Now it's officially official
On May 23, Famous Dave's made an announcement. First, "interim" was indeed dropped from Rensi's title, as he was finally appointed as the full-fledged CEO. Additionally, Richard A. Pawlowski was named as the new CFO. Pawlowski was specifically tapped for his experience in acquisitions and turnaround situations, particularly with restaurants. Diana Purcel, who was Famous Dave's CFO for the past 10 years, will be suddenly "leaving the company to pursue other opportunities."
Is that a code for being let go? Rensi didn't seem very fond of her. In my last article, I remarked, "Rensi listed items one by one, using numbers so carefully detailed you might have sworn he was actually the CFO." You might think that perhaps this one executive did really have other plans or didn't like Rensi, but two members of the board of directors also "left" at the same time, according to the announcement. It seems like it was the work of Rensi. One had been with Famous Dave's for five years and the other for 18 years.

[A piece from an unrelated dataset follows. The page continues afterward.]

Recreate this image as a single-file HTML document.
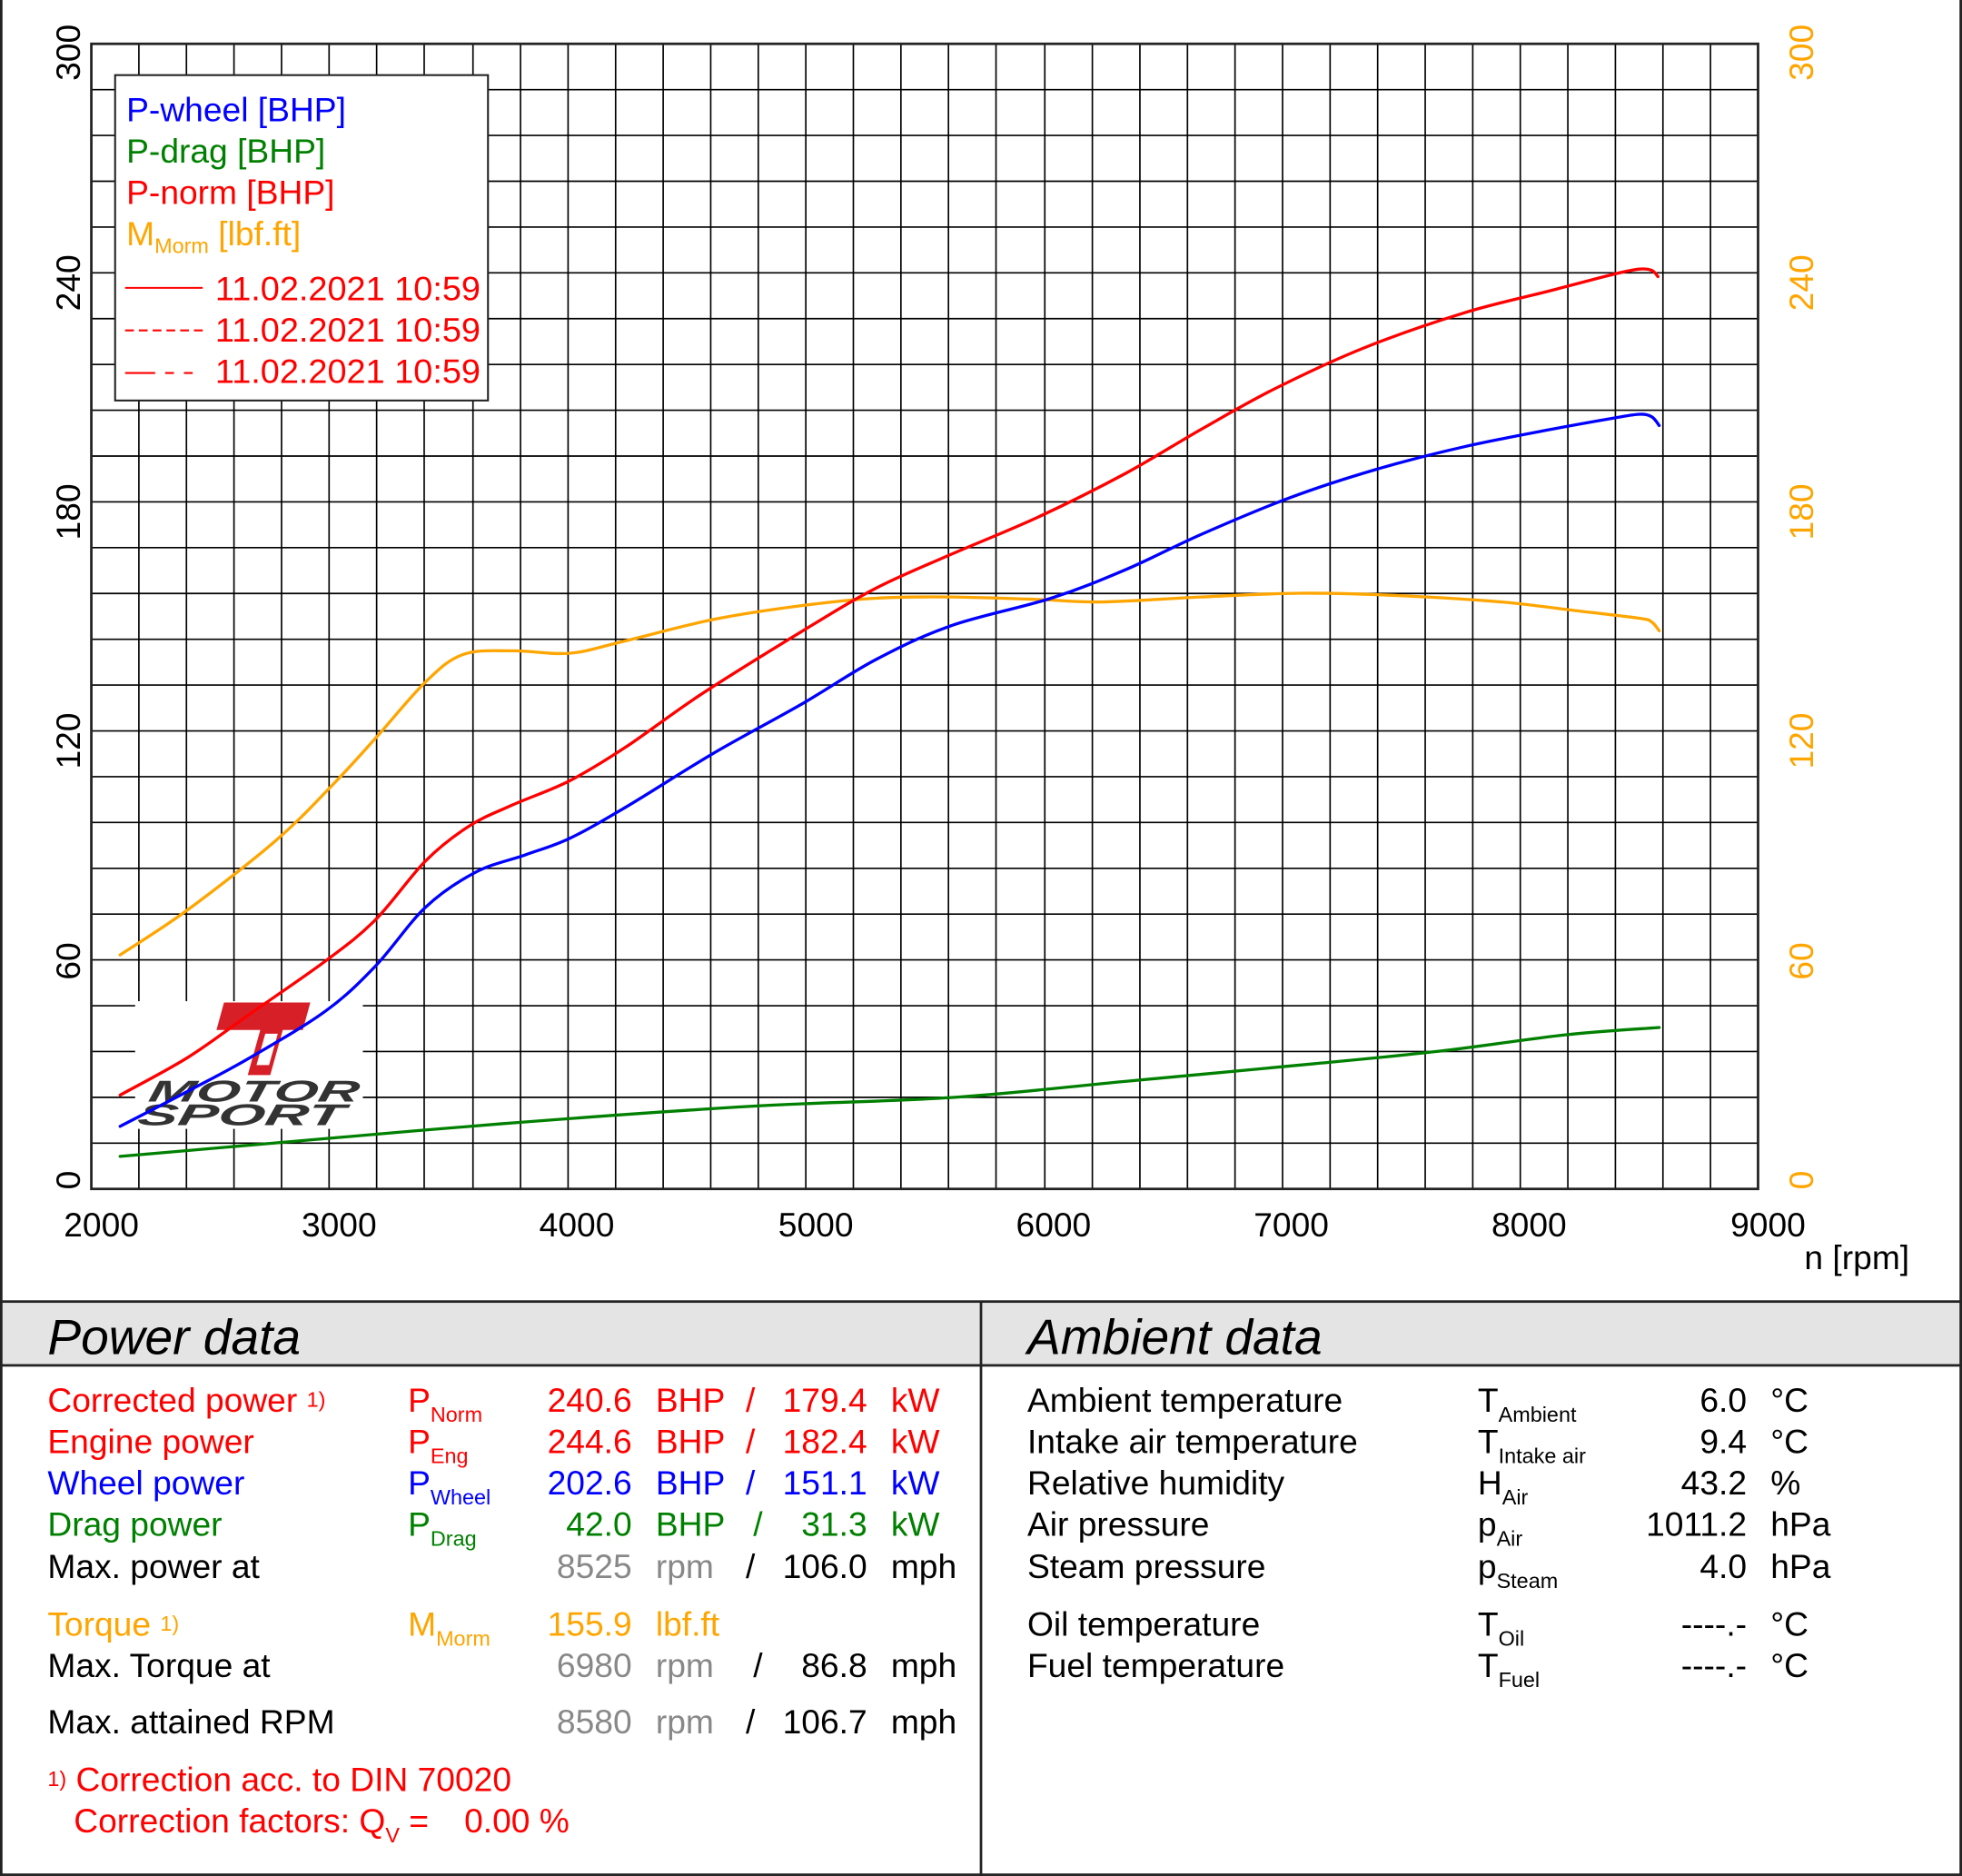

Add to that now the Chairman of the board suddenly turned in his "resignation." This was announced on June 9, less than three weeks he was welcoming the new board members at the time and looking "forward to their contributions and working with them in building and growing this brand." It doesn't sound like he was planning an exit.
Conference call hints
Rensi did say on the conference call that the company was "making some tough decisions in regard to people." This implies that it was the decisions of the company regarding these people and not the other way around. Rensi added that Famous Dave's has "a lot of opportunity ahead" that's going to "require top talent." He added, "We've had a number of employees, some of which were long-term executives[, who] have exited the company recently, which is never easy for anybody involved." Again, it sounds like they went against their will.
Finally, Rensi made himself clear again on the call. He warned that there are high expectations across performance, financials, and operations:
This is a nonnegotiable matter, and we're holding our company operators and our franchisees accountable to a strict level of performance. Again, not negotiable. We'll take action when necessary to get it.
Take action is once again code for "let people go."
Why all of this even matters
Usually when you see multiple resignations from longtime executives it raises an eyebrow that there is a much bigger problem within the organization. For Famous Dave's, it appears that the officers of Rensi's army are simply being realigned for the company's march forward. Fools may want to keep a close eye on this one. While there may not be much in the way of hard numbers to justify an investment in Famous Dave's quite yet, if Rensi is successful with his mission, there will be earnings that fundamentally justify the current stock price and more in the quarters and years ahead.